在上文的源码解析中，知道了Reader的作用在于一行一行地读取源文件给maptask任务。

这里相当于子类重写了父类的方法，在调用时，会直接调用子类的方法。

而在Driver中需要增加：

    job.setMapOutputKeyClass(IntWritable.class);

    job.setMapOutputValueClass(Text.class);

    job.setInputFormatClass(AuthFormat.class);

八、自定义格式输出

　　自定义格式输出的目的在于规范输出格式重量，简单来说就是可以输出想要的任意输出格式：

public class AuthOutputFormat<K,V> extends FileOutputFormat<K,V>{

    @Override

    public RecordWriter<K,V> gtetRecordWrier(TaskAttemptContext job) throws IOException, InterruptedException {

        //Get the default path and filename for the output format.

        //第二个参数：extension an extension to add to the filename

        Path path=super.getDefaultWorkFile(job, "");

        Configuration conf=job.getConfiguration();

        FileSystem fs=path.getFileSystem(conf);

        FSDataOutputStream out=fs.create(path);

        return new AuthWriter<K,V>(out,"|","\r\n");

    }

}

public class AuthWriter<K,V> extends RecordWriter<K,V>{

    private FSDataOutputStream out;

    private String keyValueSeparator;

    private String lineSeparator;

    public AuthWriter(FSDataOutputStream out, String keyValueSeparator, String lineSeparator) {

        this.out=out;

        this.keyValueSeparator=keyValueSeparator;

        this.lineSeparator=lineSeparator;

    }

    @Override

    public void write(K key, V value) throws IOException, InterruptedException {

        out.write(key.toString().getBytes());

        out.write(keyValueSeparator.getBytes());

        out.write(value.toString().getBytes());

        out.write(lineSeparator.getBytes());

    }

    @Override

    public void close(TaskAttemptContext context) throws IOException, InterruptedException {

        if(out!=null)out.close();

    }

}

同样一个format和一个writer，然后在Driver中指定即可

//有了这句话，不用再写原来的输出语句

job.setOutputFormatClass(AuthOutputFormat.class);

九、关于多输入源

　　在Driver中指定：

public class ScoreDriver {

    public static void main(String[] args) throws Exception {

        Configuration conf = new Configuration();

        Job job = Job.getInstance(conf, "JobName");

        job.setJarByClass(cn.gjm.hadoop.ScoreDriver.class);

        job.setMapOutputKeyClass(Text.class);

        job.setMapOutputValueClass(Text.class);

        job.setInputFormatClass(AuthInputFormat.class);

        //需要注意，如果一个Mapper代码不能通用的解决，则需要分别指定。
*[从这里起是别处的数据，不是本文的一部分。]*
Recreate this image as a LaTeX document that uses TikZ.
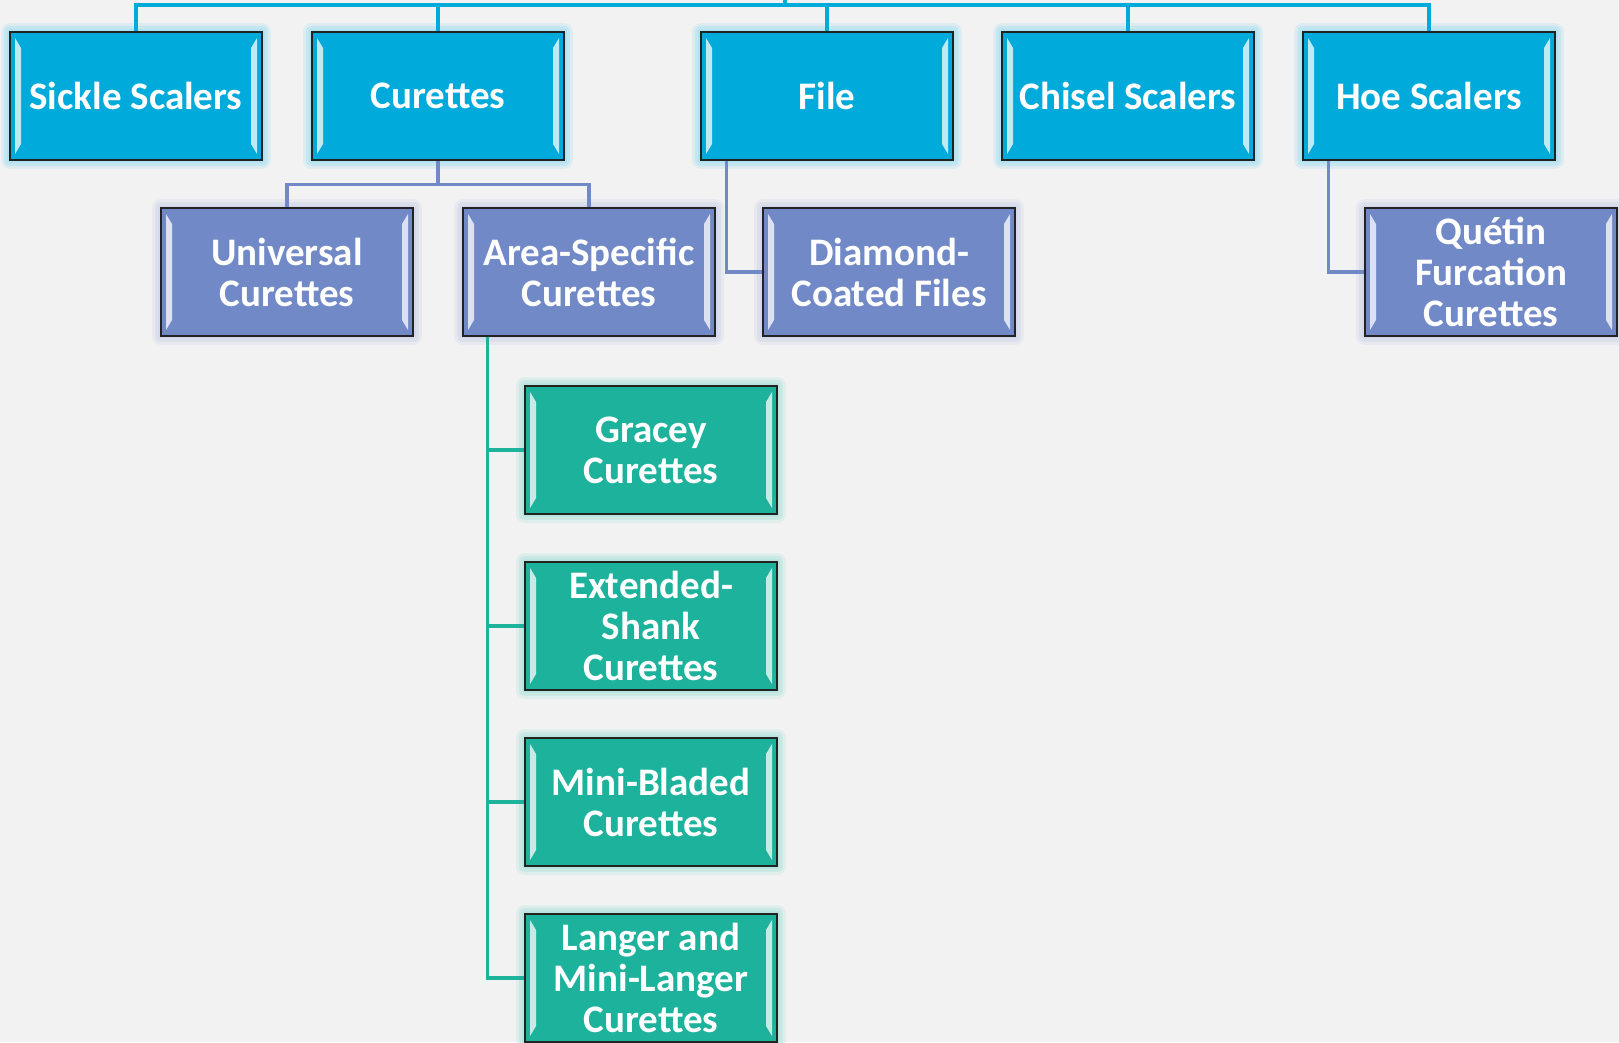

此时，就不能去设置

        //setMapperClass()了

        MultipleInputs.addInputPath(job, new Path("hdfs://192.168.234.21:9000/formatscore/format-score.txt"),AuthInputFormat.class,ScoreMapper.class);

        MultipleInputs.addInputPath(job, new Path("hdfs://192.168.234.21:9000/formatscore/format-score-1.txt"),TextInputFormat.class,ScoreMapper2.class);

        FileOutputFormat.setOutputPath(job, new Path("hdfs://192.168.234.21:9000/formatscore/result"));

        if (!job.waitForCompletion(true))

            return;

    }

十、多输出源

public class ScoreReducer extends Reducer<Text, Text, Text, Text>{

    private MultipleOutputs<Text, Text> mos;

    @Override

    protected void reduce(Text name, Iterable<Text> scores, Reducer<Text, Text, Text, Text>.Context context)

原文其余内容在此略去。